The oil ministry listed the initial value of the project with China’s state-owned National Petroleum Corporation as $700 million, but the total could be ten times greater if more reserves are found and developed, and if international oil prices remain at today’s levels, said Shahrani.
The contract allows China to research oil and natural gas blocks in Sari Pul and Faryab, an area first explored by Soviet engineers in the 1960s, who estimated the reserves at about 87 million barrels, though Afghan and Chinese partners believe they will prove to be much larger. After the real size of the reserves is established with greater accuracy, CNPC will then build Afghanistan’s first refinery.
The Afghan government will receive 70 percent of the profits form the sale of the oil and natural gas.

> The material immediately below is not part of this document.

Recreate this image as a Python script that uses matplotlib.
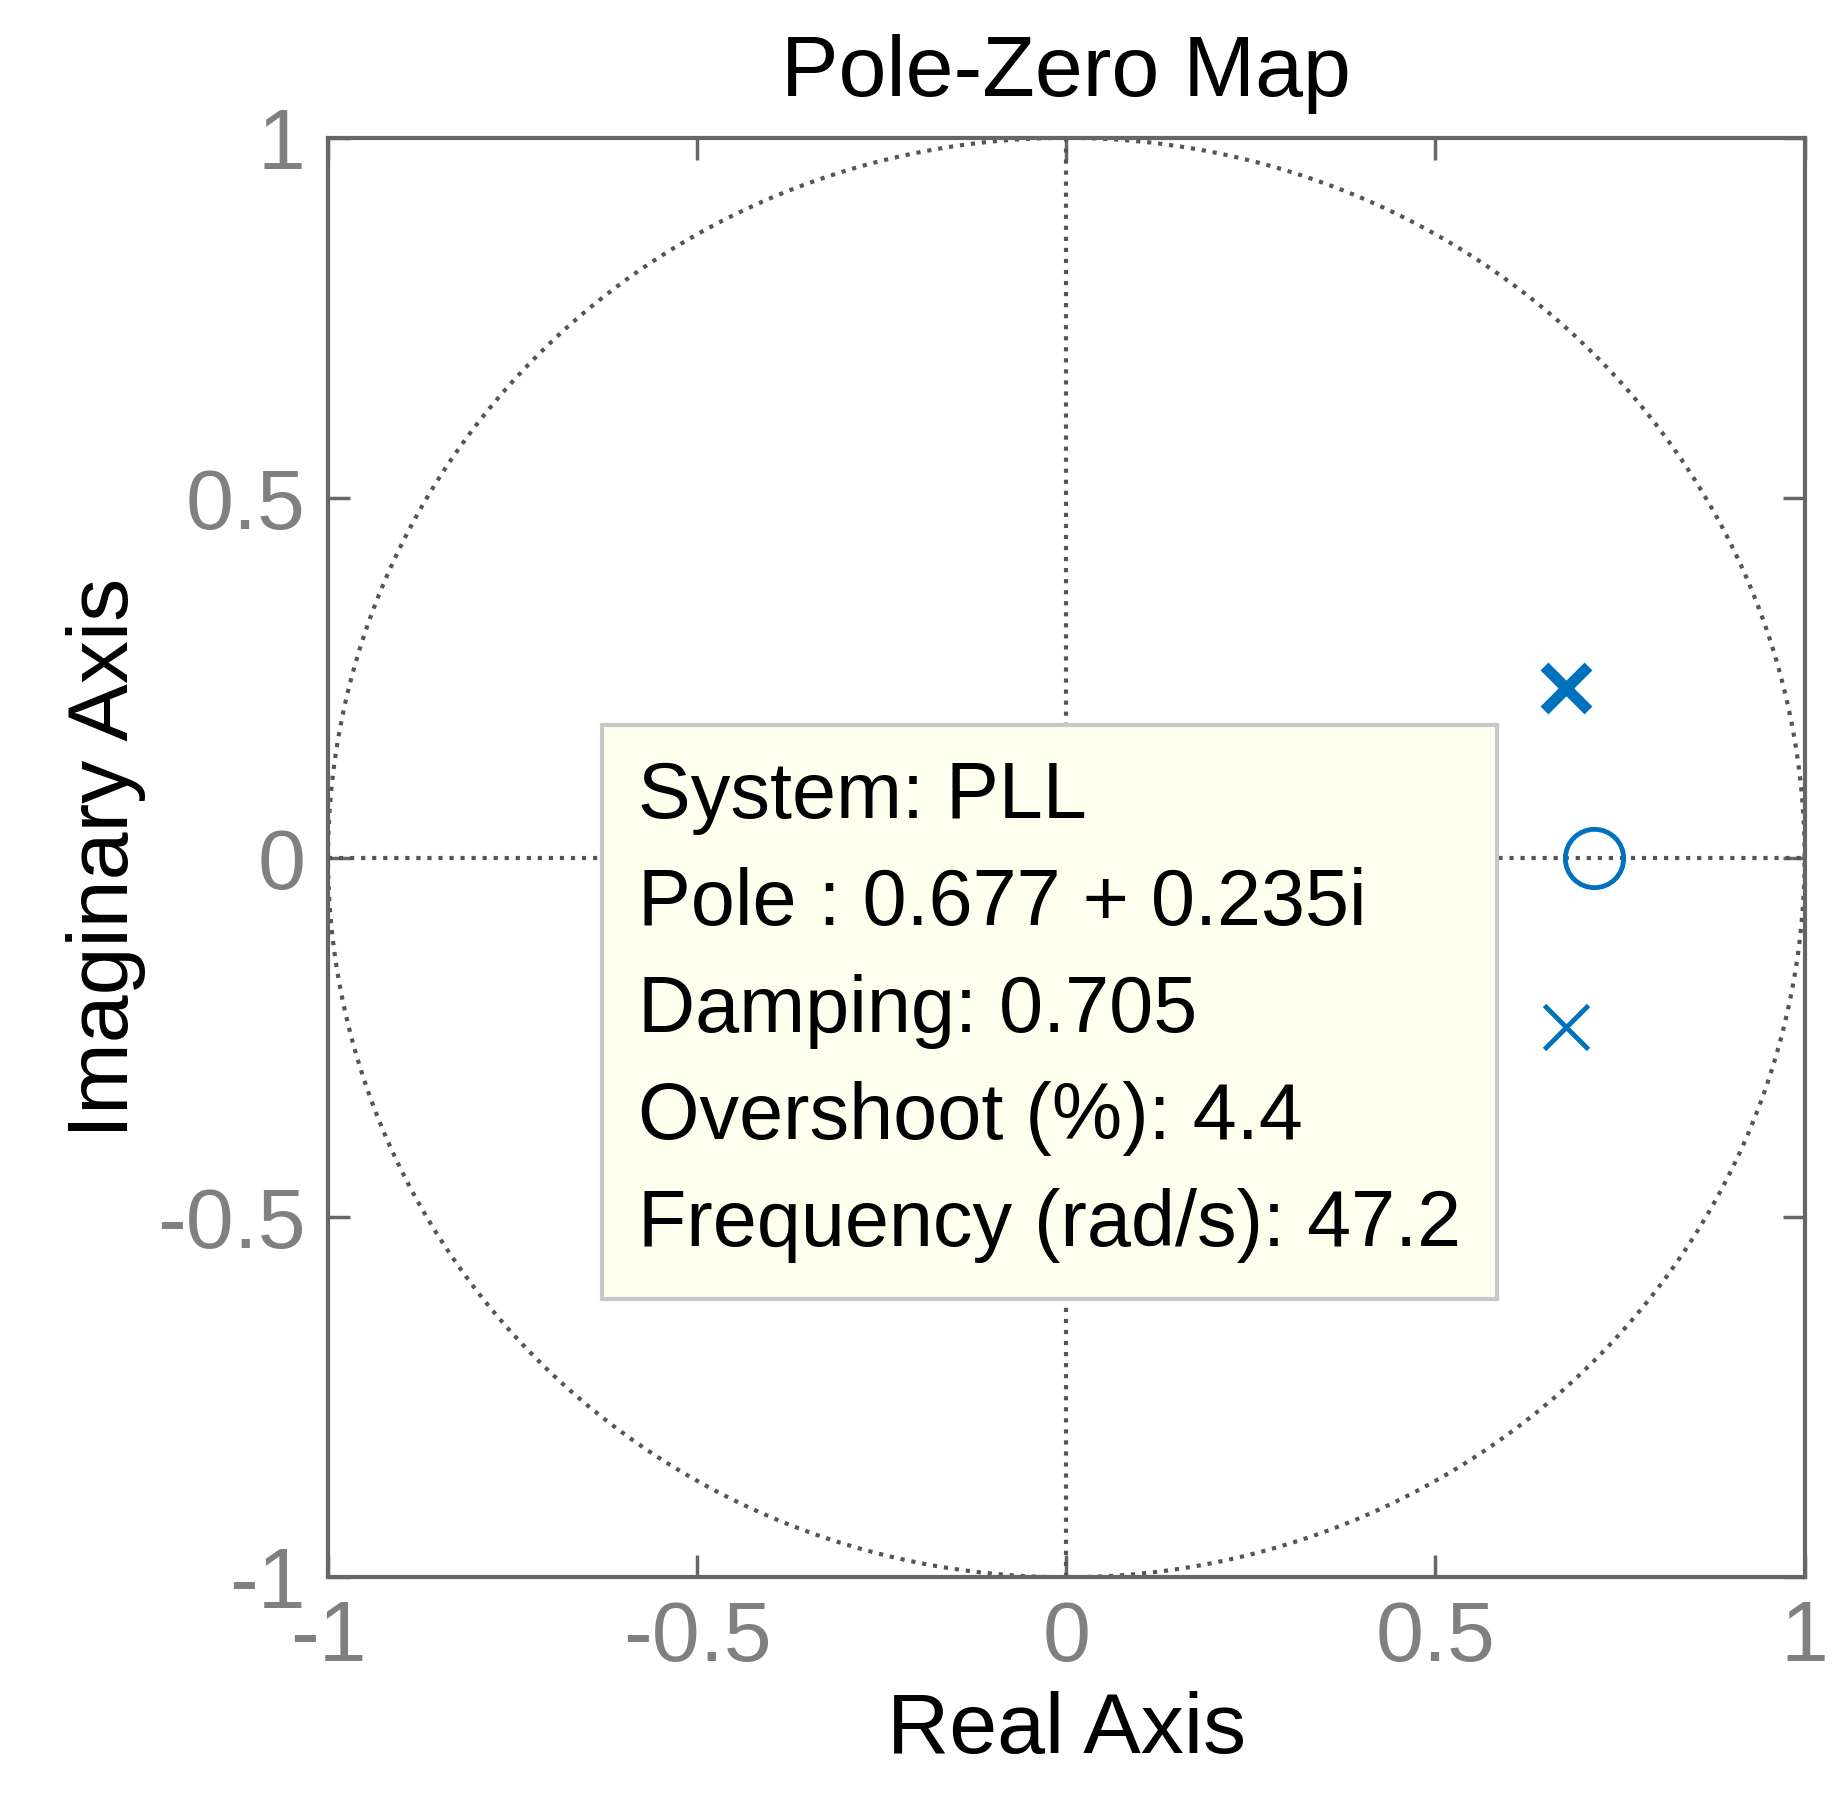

CNPC will also pay 15 percent in royalties, as well as corporate taxes and rent for the land used for its operations. Afghanistan’s army and police will set up special units to guard the project, though Sari Pul and Faryab are located hundreds of miles from the centers of fighting in the east and southeast and are considered relatively safe.
Soviet surveys have shown Afghanistan to be sitting on vast mineral wealth, but with poor infrastructure and security problems stemming from the now 10-year war, most Western mining companies have stayed away, while companies from China, with which Afghanistan shares a small stretch of border, have been at the forefront of investments in the nation.
The China Metallurgical Construction Co. signed a contract three years ago to develop the Aynak copper mine in Logar province, investing $3.5 billion in the project — the largest ever foreign investment in Afghanistan.
The U.S. Department of Defense has estimated Afghanistan’s mineral reserves to be worth roughly $1 trillion, while other estimates have pegged them at $3 trillion or more.
However, for Afghanistan to capitalize on its resources, it will require international investment, a better transportation network, and much improved security.